On Monday, 13 May of 1619, the Land’s Advocate of Holland Johan van Oldenbarnevelt (1547 – 1619) was beheaded. He was accused of treason by the States-General in, what is later called, a “show trial”. The Rijksmuseum houses a sword, which was said to be “the sword” with which Van Oldenbarnevelt was beheaded. The Rijksmuseum once stated that it became one of the most iconic objects of the History Department. But then another executioner’s sword turned up in the collection of the Staatlichen Kunstammlungen in Dresden, thanks to the research of the German historian Gisela Wilbertz. This brings up an interesting question about the credibility of musea and authentic objects: does it matter?
“Veltscheerder van Bernevelt“
It is said that the execution of Van Oldenbarnevelt was done with just one stroke of the sword. Normally, the execution was carried out by the executioner of the Hof van Holland. But the official executioner, mister Jacob Mosel, was ill at the time and could not do it. He was replaced by the executioner of the Court of Utrecht: Hans Pruijm, an experienced executioner from Zutphen. Hans Pruijm was a high-class professional and because of his qualities he was allowed to use his own sword. But, which sword is it?

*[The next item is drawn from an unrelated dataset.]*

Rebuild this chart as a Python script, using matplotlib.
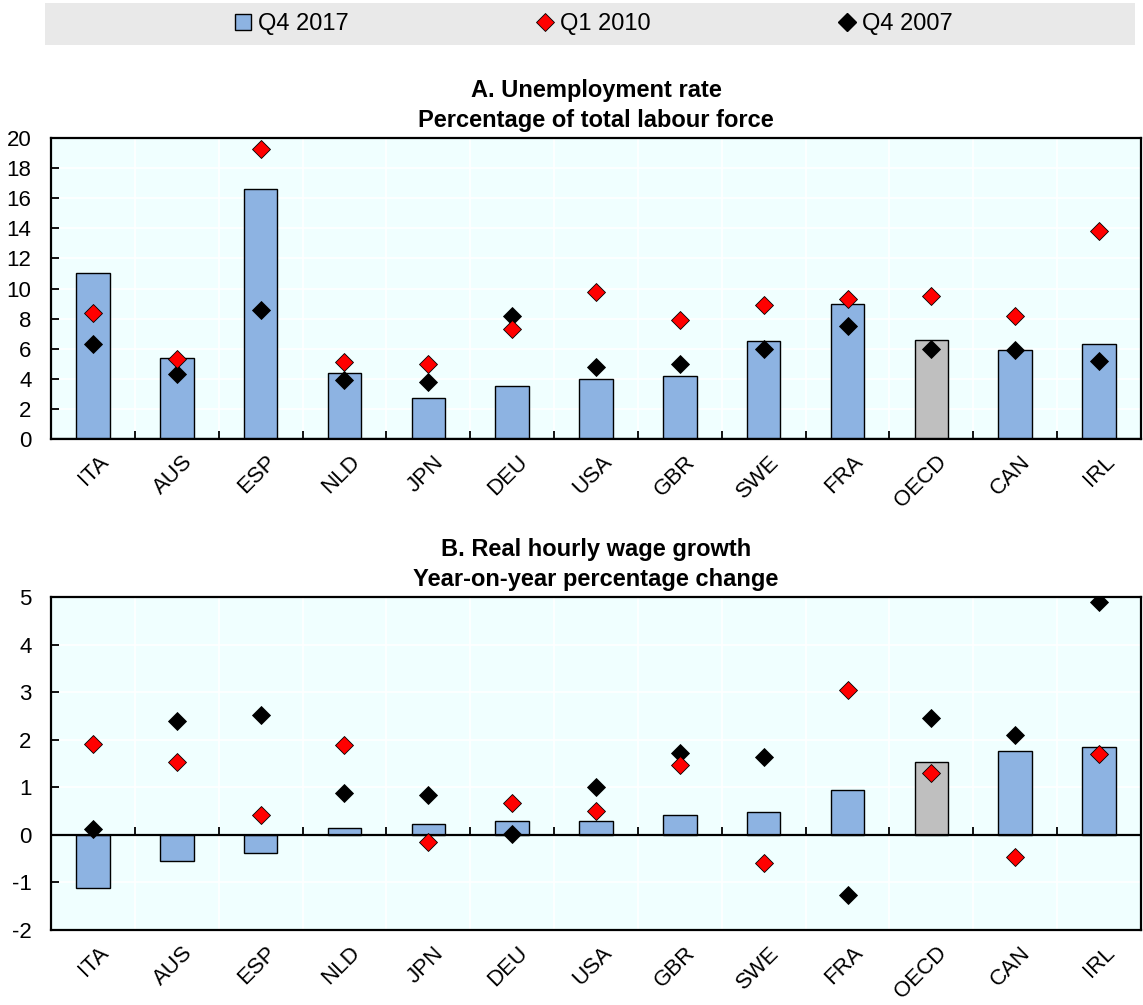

Frans Greenwood (1680 – 1761) was a Dordrecht glass engraver. According to Greenwood, the left sword, the one he possessed, is certain to be the one with which Van Oldenbarnevelt was beheaded. While I certainly understand why the man would want the sword he possessed to be the sword, it turns out that it is very unlikely. Historians have researched the origin of the sword. Firstly, it is debatable whether the sword is an executioner sword at all. It has a pointed tip, whereas normal executioner swords have a flattened or rounded tip. Although it is unusual, there are exceptions where the executioner’s swords did have a pointed tip. Secondly, nothing is known about the early history of the sword and the “known” history has been partly passed on by word of mouth. In addition, Greenwood had patriotic ideals and pro-Republic sympathies. Although it is speculation, it is possible that it was convenient for him to see this sword as the real sword, because it functioned as a relic.

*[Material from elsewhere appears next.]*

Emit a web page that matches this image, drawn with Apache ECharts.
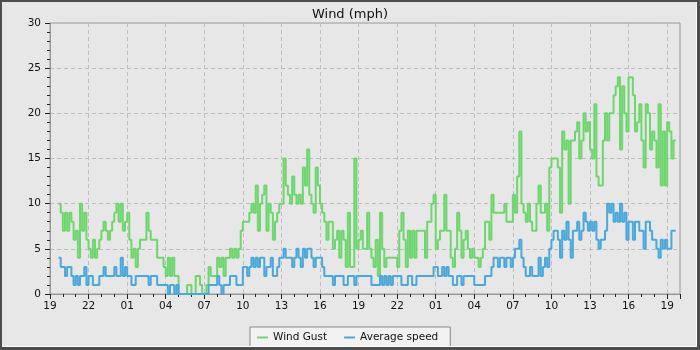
<!DOCTYPE html>
<html><head><meta charset="utf-8">
<script src="https://cdn.jsdelivr.net/npm/echarts@6/dist/echarts.min.js"></script>
<style>html,body{margin:0;padding:0;background:#e7e7e7}#c{width:700px;height:350px}</style>
</head><body><div id="c"></div>
<script>
// x axis in hours after 19:00 of the first day; samples every 10 minutes from 19:40
const startHour = 40 / 60;
const stepHours = 10 / 60;
const tickLabels = ['19','22','01','04','07','10','13','16','19','22','01','04','07','10','13','16','19'];

const windGust = [
  10,9,
  7,9,7,9,8,6,
  7,4,10,7,9,6,
  5,4,6,4,5,6,
  7,8,7,6,7,8,
  9,10,8,10,7,8,
  9,6,4,5,3,5,
  6,6,6,9,7,6,
  6,6,4,4,4,3,
  2,4,2,4,2,2,
  0,0,0,0,1,1,
  0,0,2,2,1,0,
  0,1,3,2,2,2,
  4,3,4,2,4,4,
  5,4,5,4,5,7,
  8,8,8,9,10,9,
  12,7,10,11,12,7,
  10,9,6,8,9,10,
  10,15,12,11,10,13,
  11,10,11,10,
  14,12,
  16,11,10,9,14,12,
  10,9,8,6,8,8,
  5,6,7,4,7,6,
  3,9,3,3,15,5,
  6,7,5,5,9,5,
  4,3,6,2,9,5,
  3,4,4,4,4,4,
  3,7,9,6,3,7,
  4,7,4,7,7,7,
  7,4,
  8,8,10,11,
  5,6,7,7,11,7,
  7,4,3,5,9,7,
  4,6,7,5,4,5,
  4,4,3,4,5,8,
  8,6,11,9,9,9,
  9,9,10,8,8,8,
  11,9,13,18,10,9,
  8,10,8,7,7,10,
  12,9,9,10,7,14,
  15,15,15,14,9,18,
  16,17,10,17,17,18,
  19,15,17,20,18,19,
  16,15,21,13,12,12,
  17,20,17,20,20,22,
  23,24,16,23,20,18,
  24,24,22,18,19,21,
  17,14,21,20,16,18,
  17,14,21,12,18,12,
  19,18,15,17,17
];

const averageSpeed = [
  4,3,
  3,2,3,3,2,1,
  2,1,2,2,3,1,
  2,2,1,1,1,2,
  2,3,2,2,2,2,
  3,2,2,4,2,3,
  2,2,1,1,2,2,
  2,2,2,2,1,2,
  2,2,1,1,1,1,
  1,0,1,1,0,1,
  0,0,0,0,0,0,
  0,0,0,0,0,0,
  0,0,1,1,1,1,
  2,1,0,1,1,1,
  2,2,2,1,1,1,
  3,3,2,3,4,3,
  4,3,4,4,2,3,
  3,4,2,2,3,4,
  4,5,4,4,4,3,
  4,5,4,3,
  5,4,
  5,5,4,3,4,4,
  4,3,2,2,2,2,
  1,2,2,2,2,1,
  1,2,2,2,1,2,
  2,2,2,2,2,2,
  1,1,1,1,2,1,
  2,1,2,1,2,2,
  2,2,1,1,1,2,
  2,1,1,2,2,2,
  2,2,
  2,2,2,3,
  3,2,2,3,2,3,
  2,2,1,1,2,2,
  1,2,2,2,2,2,
  1,1,1,1,1,2,
  2,2,3,4,4,3,
  4,4,3,4,4,3,
  4,5,5,6,4,3,
  2,2,3,2,2,2,
  4,2,3,4,3,5,
  6,7,7,6,4,7,
  6,8,6,4,7,7,
  8,6,7,9,8,7,
  8,7,8,6,5,6,
  6,7,10,9,10,8,
  9,8,10,8,9,6,
  8,8,6,8,8,7,
  7,5,8,8,7,6,
  6,5,4,6,5,6,
  5,5,7,7,7
];

const times = windGust.map((_, i) => startHour + i * stepHours);
const gustData = times.map((t, i) => [t, windGust[i]]);
const avgData = times.map((t, i) => [t, averageSpeed[i]]);

const FONT = 'DejaVu Sans';
const chart = echarts.init(document.getElementById('c'), null, {renderer: 'canvas'});
chart.setOption({
  backgroundColor: '#e7e7e7',
  animation: false,
  textStyle: {fontFamily: FONT},
  title: {
    text: 'Wind (mph)', left: 'center', top: 3,
    textStyle: {fontSize: 13, fontWeight: 'normal', color: '#111', fontFamily: FONT}
  },
  grid: {left: 50, right: 20, top: 23, bottom: 56, show: true, borderColor: '#999', borderWidth: 1},
  xAxis: {
    type: 'value', min: 0, max: 49, interval: 3,
    axisLine: {show: true, onZero: false, lineStyle: {color: '#999'}},
    axisTick: {show: true, length: 5, lineStyle: {color: '#222'}},
    minorTick: {show: true, splitNumber: 3, length: 3, lineStyle: {color: '#222'}},
    axisLabel: {
      formatter: v => (Number.isInteger(v / 3) ? (tickLabels[v / 3] || '') : ''),
      fontSize: 10.5, color: '#111', margin: 7, fontFamily: FONT
    },
    splitLine: {show: true, lineStyle: {color: '#bdbdbd', type: [4, 3]}},
    minorSplitLine: {show: false}
  },
  yAxis: {
    type: 'value', min: 0, max: 30, interval: 5,
    axisLine: {show: true, lineStyle: {color: '#999'}},
    axisTick: {show: true, length: 5, lineStyle: {color: '#222'}},
    minorTick: {show: true, splitNumber: 5, length: 3, lineStyle: {color: '#222'}},
    axisLabel: {fontSize: 10.5, color: '#111', margin: 9, fontFamily: FONT},
    splitLine: {show: true, lineStyle: {color: '#bdbdbd', type: [4, 3]}}
  },
  legend: {
    left: 250, top: 327, icon: 'rect', itemWidth: 11, itemHeight: 2, itemGap: 17,
    backgroundColor: '#f2f2f2', borderColor: '#888', borderWidth: 1,
    padding: [5, 12, 8, 7],
    textStyle: {fontSize: 10.5, color: '#111', fontFamily: FONT},
    data: ['Wind Gust', 'Average speed']
  },
  series: [
    {
      name: 'Wind Gust', type: 'line', step: 'end', data: gustData,
      showSymbol: false, symbol: 'none',
      lineStyle: {color: '#6fd66f', width: 2}, itemStyle: {color: '#6fd66f'}
    },
    {
      name: 'Average speed', type: 'line', step: 'end', data: avgData,
      showSymbol: false, symbol: 'none',
      lineStyle: {color: '#4aa8da', width: 2}, itemStyle: {color: '#4aa8da'}
    }
  ],
  graphic: [
    {type: 'rect', z: 100, silent: true, shape: {x: 0, y: 0, width: 700, height: 350},
      style: {fill: 'none', stroke: '#4d4d4d', lineWidth: 4}},
    {type: 'polyline', z: 100, silent: true, shape: {points: [[0, 347.5], [700, 347.5]]},
      style: {stroke: '#4d4d4d', lineWidth: 1}},
    {type: 'polyline', z: 100, silent: true, shape: {points: [[697.5, 0], [697.5, 350]]},
      style: {stroke: '#4d4d4d', lineWidth: 1}},
    {type: 'polyline', z: 100, silent: true, shape: {points: [[2, 346.5], [696.5, 346.5], [696.5, 2]]},
      style: {stroke: '#ffffff', lineWidth: 1, fill: 'none'}}
  ]
});
</script>
</body></html>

The right sword has more potential to be the real sword. The sword was in the armoury of the Staatliche Kunstkammer in Dresden. The German historian Gisela Wilbertz discovered that it was a sword belonging to Hans Pruijm, the executioner of Van Oldenbarnevelt. Although it is most likely a sword of Hans Pruijm, it is still not certain that he actually used this specific sword.

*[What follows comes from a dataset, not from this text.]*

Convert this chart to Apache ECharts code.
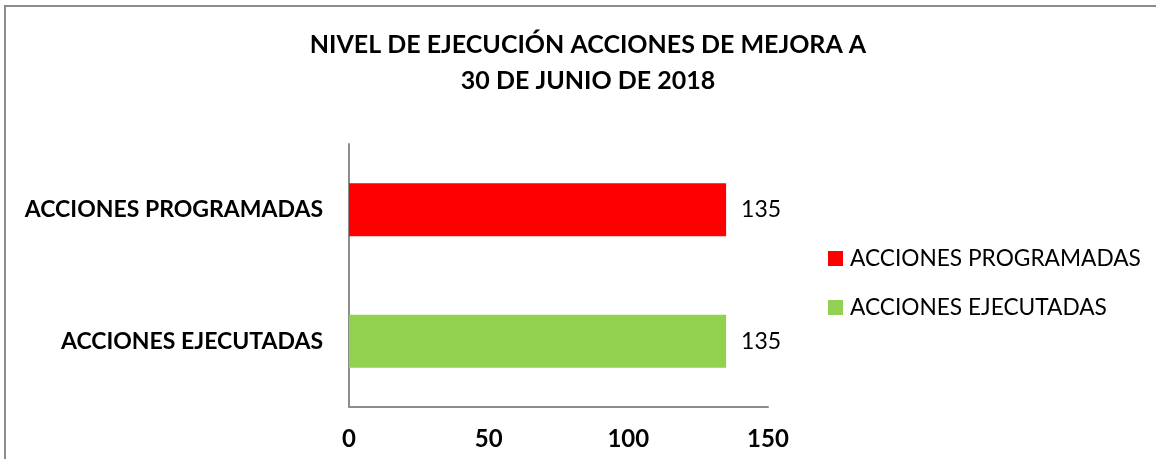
<!DOCTYPE html>
<html>
<head>
<meta charset="utf-8">
<script src="https://cdn.jsdelivr.net/npm/echarts@6/dist/echarts.min.js"></script>
<style>
html,body{margin:0;padding:0;background:#fff;}
#chart{width:1156px;height:459px;}
</style>
</head>
<body>
<div id="chart"></div>
<script>
var titleText = 'NIVEL DE EJECUCIÓN ACCIONES DE MEJORA A\n30 DE JUNIO DE 2018';
var categories = ['ACCIONES EJECUTADAS', 'ACCIONES PROGRAMADAS'];
var programadas = [null, 135];
var ejecutadas = [135, null];
var xTicks = [0, 50, 100, 150];

var FONT = 'Lato, "Open Sans", sans-serif';
var chart = echarts.init(document.getElementById('chart'), null, {renderer: 'canvas'});
chart.setOption({
  animation: false,
  backgroundColor: '#fff',
  graphic: [{
    type: 'rect',
    shape: {x: 5, y: 6, width: 1200, height: 500},
    style: {fill: 'none', stroke: '#8c8c8c', lineWidth: 2},
    silent: true
  }],
  title: {
    text: titleText,
    left: 583,
    textAlign: 'center',
    top: 22,
    textStyle: {fontFamily: FONT, fontWeight: 'bold', fontSize: 25, lineHeight: 36, color: '#000'}
  },
  legend: {
    orient: 'vertical',
    left: 823,
    top: 242,
    itemWidth: 15,
    itemHeight: 15,
    itemGap: 26,
    icon: 'rect',
    textStyle: {fontFamily: FONT, fontSize: 22.7, color: '#000', padding: [0, 0, 0, 2]},
    data: ['ACCIONES PROGRAMADAS', 'ACCIONES EJECUTADAS']
  },
  grid: {left: 349, right: 388, top: 144, bottom: 52, containLabel: false},
  xAxis: {
    type: 'value',
    min: xTicks[0],
    max: xTicks[xTicks.length - 1],
    interval: xTicks[1] - xTicks[0],
    axisLine: {show: true, lineStyle: {color: '#8c8c8c', width: 2}},
    axisTick: {show: false},
    splitLine: {show: false},
    axisLabel: {margin: 20, fontFamily: FONT, fontWeight: 'bold', fontSize: 24, color: '#000'}
  },
  yAxis: {
    type: 'category',
    data: categories,
    axisLine: {show: true, lineStyle: {color: '#8c8c8c', width: 2}},
    axisTick: {show: false},
    axisLabel: {margin: 26, fontFamily: FONT, fontWeight: 'bold', fontSize: 23, color: '#000'}
  },
  series: [{
    name: 'ACCIONES PROGRAMADAS',
    type: 'bar',
    stack: 'a',
    data: programadas,
    barWidth: 53,
    itemStyle: {color: '#ff0000'},
    label: {show: true, position: 'right', distance: 15, fontFamily: FONT, fontSize: 23, color: '#000'}
  }, {
    name: 'ACCIONES EJECUTADAS',
    type: 'bar',
    stack: 'a',
    data: ejecutadas,
    barWidth: 53,
    itemStyle: {color: '#92d050'},
    label: {show: true, position: 'right', distance: 15, fontFamily: FONT, fontSize: 23, color: '#000'}
  }]
});
</script>
</body>
</html>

In the television programme Historisch Bewijs (Historical Evidence), three experts delve into into national historical objects. They investigate the authenticity of these objects, In other words: are they real? The three experts worked at the Rijksmuseum: Martine Gosselink, the former head of History, Robert van Langh, head of Conservation & Science and Stephanie Archangel, curator. In each episode, they examine a different relic from the Dutch history. In this programme, they have devoted one episode to these two executioner’s swords. Together with a team of researchers, they dive into the archives and do technological research. Their conclusion is the same as above. To watch the episode, click on the link (it’s in Dutch): Historisch Bewijs (Afl. 1 – Zwaard) Or you can watch an interview with the experts at the television programme OP1 (also in Dutch):
As you can see, these objects are still relevant, because it shows that even in museums, claims of authenticity do not always have to be true. Does that always affect the credibility of museums? Quite not. The Rijksmuseum sword is on display in room 2.5 in the Rijksmuseum: “17th Century: Power struggle in the young Republic”. The description right now says:
“While this is certainly an executioner’s sword, it is highly doubtful whether it was used to behead Johan van Oldenbarnevelt. The provenance of this murderous weapon goes back no further than the 18th century. It was in the possession of the poet Frans Greenwood around 1745. He probably had his own verse engraved on it, dedicated to ‘the innocent hero, poor wretched Oldenbarnevelt’.” (Rijksmuseum)
So the description now states the uncertainty of authenticity of the object. Nevertheless, the sword remains in the collection. Why? Taco Dibbits, director of the Rijksmuseum, says:
“Although it probably is not the real sword, the sword at the Rijksmuseum also tells a story. It came into our collection in the nineteenth century, a century in which they were searching for the identity of the Netherlands. We always want a tangible memory of our history and if that memory is not there, we make it.”
The authenticity of “one of the most iconic objects” of the History Department of the Rijksmuseum is not what people thought it would be. Yet it has been given a function that is linked to the real story: a tangible function. So although it is not the real sword, the Rijksmuseum hopes that the sword is still a tangible reminder of the real story of the decapitation of the old statesman: Johan van Oldenbarnevelt.